Huge route and capacity cuts

The airline is not just punishing its high-level workers in order to save money. In a bid to get a grip on the stagnant travel market, Qantas has announced a raft of route and capacity cuts. The cuts represent 25% of the airline’s international routes, with cuts scheduled to last until September.

The biggest losers include Asia, which is down 31% year on year, the USA which is down 19% and the UK, down 17%. Qantas also said that  it will aim to swap out large aircraft like its A380s for smaller planes, thereby reducing capacity, in favor of dropping the route altogether where possible.

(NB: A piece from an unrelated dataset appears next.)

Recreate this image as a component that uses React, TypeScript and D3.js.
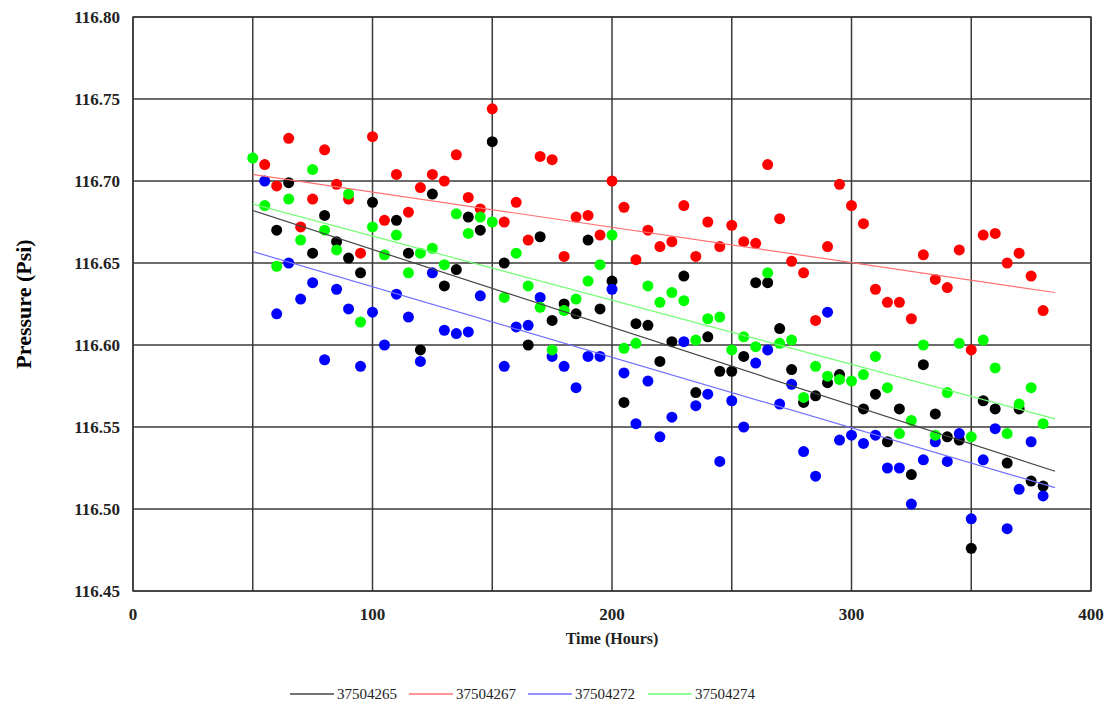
import * as d3 from 'd3';

// sample times (hours)
const hours = [50, 55, 60, 65, 70, 75, 80, 85, 90, 95, 100, 105, 110, 115, 120, 125, 130, 135, 140, 145,
  150, 155, 160, 165, 170, 175, 180, 185, 190, 195, 200, 205, 210, 215, 220, 225, 230, 235, 240, 245,
  250, 255, 260, 265, 270, 275, 280, 285, 290, 295, 300, 305, 310, 315, 320, 325, 330, 335, 340, 345,
  350, 355, 360, 365, 370, 375, 380];

const s37504265 = [null, null, 116.670, 116.699, null, 116.656, 116.679, 116.663, 116.653, 116.644,
  116.687, null, 116.676, 116.656, 116.597, 116.692, 116.636, 116.646, 116.678, 116.670,
  116.724, 116.650, null, 116.600, 116.666, 116.615, 116.625, 116.619, 116.664, 116.622,
  116.639, 116.565, 116.613, 116.612, 116.590, 116.602, 116.642, 116.571, 116.605, 116.584,
  116.584, 116.593, 116.638, 116.638, 116.610, 116.585, 116.565, 116.569, 116.577, 116.582,
  null, 116.561, 116.570, 116.541, 116.561, 116.521, 116.588, 116.558, 116.544, 116.542,
  116.476, 116.566, 116.561, 116.528, 116.561, 116.517, 116.514];

const s37504267 = [null, 116.710, 116.697, 116.726, 116.672, 116.689, 116.719, 116.698, 116.689, 116.656,
  116.727, 116.676, 116.704, 116.681, 116.696, 116.704, 116.700, 116.716, 116.690, 116.683,
  116.744, 116.675, 116.687, 116.664, 116.715, 116.713, 116.654, 116.678, 116.679, 116.667,
  116.700, 116.684, 116.652, 116.670, 116.660, 116.663, 116.685, 116.654, 116.675, 116.660,
  116.673, 116.663, 116.662, 116.710, 116.677, 116.651, 116.644, 116.615, 116.660, 116.698,
  116.685, 116.674, 116.634, 116.626, 116.626, 116.616, 116.655, 116.640, 116.635, 116.658,
  116.597, 116.667, 116.668, 116.650, 116.656, 116.642, 116.621];

const s37504272 = [null, 116.700, 116.619, 116.650, 116.628, 116.638, 116.591, 116.634, 116.622, 116.587,
  116.620, 116.600, 116.631, 116.617, 116.590, 116.644, 116.609, 116.607, 116.608, 116.630,
  null, 116.587, 116.611, 116.612, 116.629, 116.593, 116.587, 116.574, 116.593, 116.593,
  116.634, 116.583, 116.552, 116.578, 116.544, 116.556, 116.602, 116.563, 116.570, 116.529,
  116.566, 116.550, 116.589, 116.597, 116.564, 116.576, 116.535, 116.520, 116.620, 116.542,
  116.545, 116.540, 116.545, 116.525, 116.525, 116.503, 116.530, 116.541, 116.529, 116.546,
  116.494, 116.530, 116.549, 116.488, 116.512, 116.541, 116.508];

const s37504274 = [116.714, 116.685, 116.648, 116.689, 116.664, 116.707, 116.670, 116.658, 116.692, 116.614,
  116.672, 116.655, 116.667, 116.644, 116.656, 116.659, 116.649, 116.680, 116.668, 116.678,
  116.675, 116.629, 116.656, 116.636, 116.623, 116.597, 116.621, 116.628, 116.639, 116.649,
  116.667, 116.598, 116.601, 116.636, 116.626, 116.632, 116.627, 116.603, 116.616, 116.617,
  116.597, 116.605, 116.599, 116.644, 116.601, 116.603, 116.568, 116.587, 116.581, 116.579,
  116.578, 116.582, 116.593, 116.574, 116.546, 116.554, 116.600, 116.545, 116.571, 116.601,
  116.544, 116.603, 116.586, 116.546, 116.564, 116.574, 116.552];

// trend lines (linear fit): value at start hour and end hour
const trendHours = [50, 385];
const trendStart = [116.682, 116.704, 116.657, 116.686];
const trendEnd = [116.523, 116.632, 116.513, 116.555];

const seriesNames = ['37504265', '37504267', '37504272', '37504274'];
const seriesColors = ['#000000', '#ff0000', '#0000ff', '#00ff00'];
const trendColors = ['#444444', '#ff7070', '#7070ff', '#70ff70'];
const seriesValues = [s37504265, s37504267, s37504272, s37504274];

const xTicks = [0, 100, 200, 300, 400];
const yTicks = [116.45, 116.50, 116.55, 116.60, 116.65, 116.70, 116.75, 116.80];

const App = () => {
  const width = 1110, height = 707;
  const margin = { top: 17, right: 19, bottom: 116, left: 133 };
  const x = d3.scaleLinear().domain([0, 400]).range([margin.left, width - margin.right]);
  const y = d3.scaleLinear().domain([116.45, 116.80]).range([height - margin.bottom, margin.top]);
  const font = "'Liberation Serif', 'DejaVu Serif', serif";
  const xGrid = d3.range(0, 401, 50);

  const legendX = [290, 409, 528, 648];

  return (
    <svg width={width} height={height} style={{ position: 'absolute', left: 0, top: 0, background: '#fff', fontFamily: font }}>
      {/* grid */}
      {xGrid.map(v => (
        <line key={'gx' + v} x1={x(v)} x2={x(v)} y1={y(116.80)} y2={y(116.45)} stroke="#3a3a3a" strokeWidth={1.5} />
      ))}
      {yTicks.map(v => (
        <line key={'gy' + v} x1={x(0)} x2={x(400)} y1={y(v)} y2={y(v)} stroke="#3a3a3a" strokeWidth={1.5} />
      ))}
      <rect x={x(0)} y={y(116.80)} width={x(400) - x(0)} height={y(116.45) - y(116.80)} fill="none" stroke="#3a3a3a" strokeWidth={1.5} />

      {/* points */}
      {seriesValues.map((vals, si) => (
        <g key={'s' + si} fill={seriesColors[si]}>
          {vals.map((v, i) => v == null ? null : (
            <circle key={i} cx={x(hours[i])} cy={y(v)} r={5.5} />
          ))}
        </g>
      ))}

      {/* trend lines */}
      {seriesNames.map((n, si) => (
        <line key={'t' + n} x1={x(trendHours[0])} x2={x(trendHours[1])} y1={y(trendStart[si])} y2={y(trendEnd[si])}
          stroke={trendColors[si]} strokeWidth={1.2} />
      ))}

      {/* axis labels */}
      {yTicks.map(v => (
        <text key={'yl' + v} x={120} y={y(v)} dy="0.35em" textAnchor="end" style={{ fontFamily: font, fontWeight: 'bold', fontSize: 17 }} fill="#222">
          {v.toFixed(2)}
        </text>
      ))}
      {xTicks.map(v => (
        <text key={'xl' + v} x={x(v)} y={620} textAnchor="middle" style={{ fontFamily: font, fontWeight: 'bold', fontSize: 17 }} fill="#222">
          {v}
        </text>
      ))}
      <text x={(x(0) + x(400)) / 2} y={644} textAnchor="middle" style={{ fontFamily: font, fontWeight: 'bold', fontSize: 16 }} fill="#222">
        Time (Hours)
      </text>
      <text transform={`translate(31, ${y(116.625)}) rotate(-90)`} textAnchor="middle" style={{ fontFamily: font, fontWeight: 'bold', fontSize: 22 }} fill="#000">
        Pressure (Psi)
      </text>

      {/* legend */}
      {seriesNames.map((n, si) => (
        <g key={'lg' + n} transform={`translate(${legendX[si]}, 694)`}>
          <line x1={0} x2={44} y1={0} y2={0} stroke={trendColors[si]} strokeWidth={1.5} />
          <text x={47} y={0} dy="0.35em" style={{ fontFamily: font, fontSize: 15 }} fill="#222">{n}</text>
        </g>
      ))}
    </svg>
  );
};

export default App;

In a bid to avoid the Asian region, the existing QF1 and QF2 flight which usually travels from Sydney via Singapore to London will be rerouted to Sydney-Perth-London. This change will take effect from the 20th April.

The airline’s new route between Brisbane and Chicago was due to start in April, but will now be pushed back to mid-September. In the domestic market, Qantas’ cuts run less deep, with capacity reduced by just 5% through to September 2020. Subsidiary JetStar is also facing significant cuts to its network, including suspension of flights to Bangkok and a reduction in services to Vietnam and Japan by nearly 50%.

In the hours following the announcement, shares in Qantas dropped more than 11%. In the last four weeks, Qantas has lost AU$1.27bn ($830k) in company value.